@shivalgo yup, and you can also copy between devices with cudaMemcpyDeviceToDevice if you have a multi-gpu setup: https://docs.nvidia.com/cuda/cuda-runtime-api/group__CUDART__MEMORY.html#group__CUDART__MEMORY_1gc263dbe6574220cc776b45438fc351e8
since m1 processors don't have this memory separation, would you need to write different openCL code for them that doesn't use memcpy (or openCL's version of memcpy)?
Is the cudaMemcpy(), the underlying function that the PyTorch runtime calls when you want to send a tensor object to the GPU. (e.g)
device = torch.device("cuda:0") arr = torch.tensor([1,2,3]) arr.to(device)
Does arr.to(device) just call cudaMemcpy()?
cudaMemcpy reminds me of a message call in the messaging model due to the fact that it is used to share data across separate memory spaces.
Are there alternative models to this kind of memory/comms scheme?
@ardenma I don't think that's used for copying between devices in a multi-GPU setup, it's more for copying data from a location in device memory to another location in device memory on the same device.

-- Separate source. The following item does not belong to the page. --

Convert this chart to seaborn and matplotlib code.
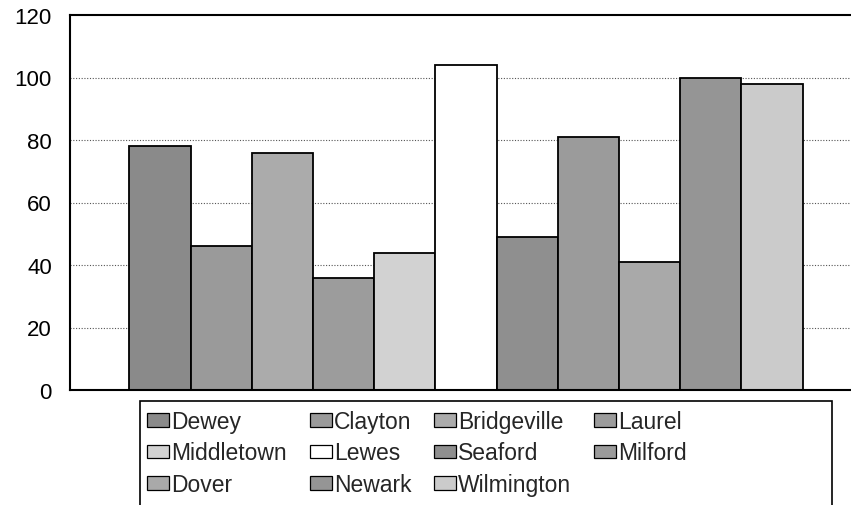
import matplotlib
matplotlib.use("Agg")
import matplotlib.pyplot as plt
import pandas as pd
import seaborn as sns
from matplotlib.patches import Patch, Rectangle

# Town values shown as one cluster of bars
cities = ["Dewey", "Clayton", "Bridgeville", "Laurel", "Middletown", "Lewes",
          "Seaford", "Milford", "Dover", "Newark", "Wilmington"]
values = [78, 46, 76, 36, 44, 104, 49, 81, 41, 100, 98]
yticks = [0, 20, 40, 60, 80, 100, 120]

# Grey shades for each town
shades = ["#8a8a8a", "#9a9a9a", "#ababab", "#9c9c9c", "#d2d2d2", "#ffffff",
          "#8f8f8f", "#9b9b9b", "#a9a9a9", "#959595", "#cbcbcb"]
palette = dict(zip(cities, shades))

sns.set_theme(style="white")
plt.rcParams["font.family"] = ["Liberation Sans", "DejaVu Sans"]

fig = plt.figure(figsize=(8.51, 5.06), dpi=100)
ax = fig.add_axes([70 / 851, 115 / 506, 792 / 851, 375 / 506])

df = pd.DataFrame({"group": [""] * len(cities), "city": cities, "value": values})
sns.barplot(data=df, x="group", y="value", hue="city", hue_order=cities,
            palette=palette, saturation=1, width=0.85, edgecolor="black",
            linewidth=1.3, legend=False, ax=ax)

ax.set_xlim(-0.5, 0.5)
ax.set_ylim(0, 120)
ax.set_yticks(yticks)
ax.set_yticklabels([str(t) for t in yticks], fontsize=16, color="black")
ax.set_xticks([])
ax.set_xlabel("")
ax.set_ylabel("")
ax.tick_params(axis="y", length=0, pad=13)
ax.set_axisbelow(True)
for t in yticks[1:-1]:
    ax.axhline(t, color="#555555", linestyle=(0, (1, 1.5)), linewidth=0.8, zorder=0)
for side in ["left", "bottom", "top"]:
    ax.spines[side].set_color("black")
    ax.spines[side].set_linewidth(1.5)
ax.spines["right"].set_visible(False)

# Legend laid out row by row: Dewey, Clayton, Bridgeville, Laurel / ...
handles = {c: Patch(facecolor=palette[c], edgecolor="black", linewidth=0.9) for c in cities}
ncol = 4
rows = [cities[i:i + ncol] for i in range(0, len(cities), ncol)]
order = []
for col in range(ncol):
    for row in rows:
        if col < len(row):
            order.append(row[col])
fig.legend([handles[c] for c in order], order, ncol=ncol, loc="upper left",
           bbox_to_anchor=(147 / 851, 1 - 411 / 506), frameon=False,
           fontsize=16.5, handlelength=0.96, handleheight=0.52,
           handletextpad=0.09, columnspacing=1.0, labelspacing=0.37,
           borderpad=0, borderaxespad=0)

fig.patches.append(Rectangle((140 / 851, -0.02), (832 - 140) / 851, 0.02 + 1 - 402 / 506,
                             transform=fig.transFigure, fill=False,
                             edgecolor="black", linewidth=1.2))

fig.savefig("out.png", dpi=100)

For multi-GPU setups, what you're looking for is probably cudaMemcpyPeer/cudaMemcpyPeerAsync where you could pass in the source and destination device IDs as in the IDs corresponding to two GPUs in the same system. This essentially performs a copy between two devices. You can find more about this in this link https://www.nvidia.com/docs/IO/116711/sc11-multi-gpu.pdf slides 19-20
@rubensl oops yes you're totally right, I just looked at the naming and assumed it was for multi-gpu transfers. Kind of a weird way to name things...
Please log in to leave a comment.
So, looks like cudaMemcpy could be used bidirectionally by specifying either the cudaMemcpyHostToDevice or (I am guessing) the reverse of it - cudaMemcpyDeviceToHost - flag?